Machel has already experienced the loss of a husband. Mozambican President Samora Machel, her first husband, died in a plane crash in 1986. Machel and Mandela married in 1998, marking Mandela’s third marriage and her second.

People have carried “get well soon” placards outside the Mediclinic Heart Hospital in Pretoria where Mandela is being treated. They have prayed for him in churches across this nation of roughly 50 million. Schoolchildren have come to his home in Johannesburg to sing. Even though he was not there to hear them, the voices gave solace to his family.

“The messages have come by letter, by SMS, by phone, by Twitter, by Facebook, by email, cards, flowers and the human voice, in particular the voices of children in schools or singing outside our home,” Machel said in a statement. “We have felt the closeness of the world and the deepest meaning of strength and peace.”

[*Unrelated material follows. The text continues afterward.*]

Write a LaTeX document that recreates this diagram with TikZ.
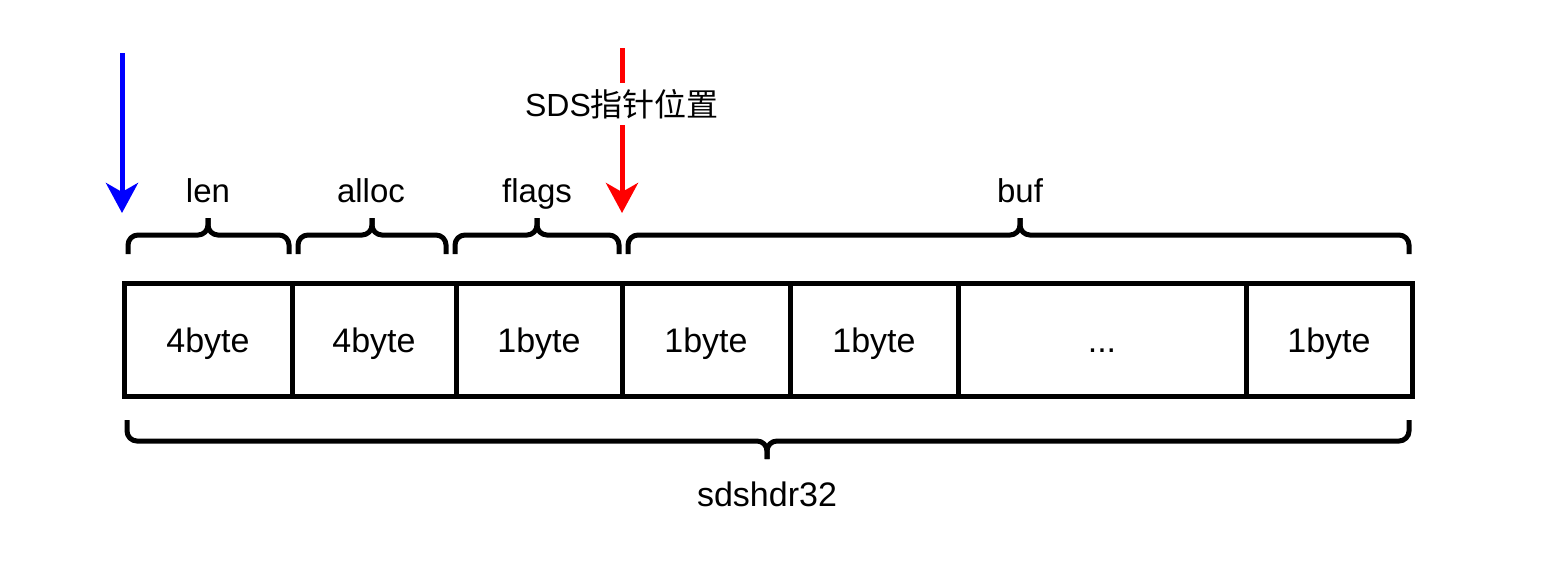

President Jacob Zuma said Sunday that Mandela remains in serious condition but that his doctors are seeing sustained improvements. Zuma said Mandela is engaging with family during visits.

The leader of South Africa’s anti-apartheid movement, Mandela spent 27 years in prison during white racist rule. He is vulnerable to respiratory problems since contracting tuberculosis during his long imprisonment. The bulk of that period was spent on Robben Island off the coast of Cape Town where Mandela and other prisoners toiled in a dusty stone quarry.

He was freed in 1990 and became South Africa’s first black president in 1994.

The Nobel Peace Prize laureate divorced his second wife, Winnie, in 1996. However in recent years she has joined him and Machel at family events. Winnie Madikizela-Mandela has been a frequent visitor to Mandela during his latest hospitalization.

This marks Mandela’s fourth hospital stay since December.

Mandela “once said: ‘What counts in life is not the mere fact that we have lived. It is what difference we have made in the lives of others,'” Machel said. “I have thought of his words on each occasion the world stood with him, making a difference to him, in his healing.”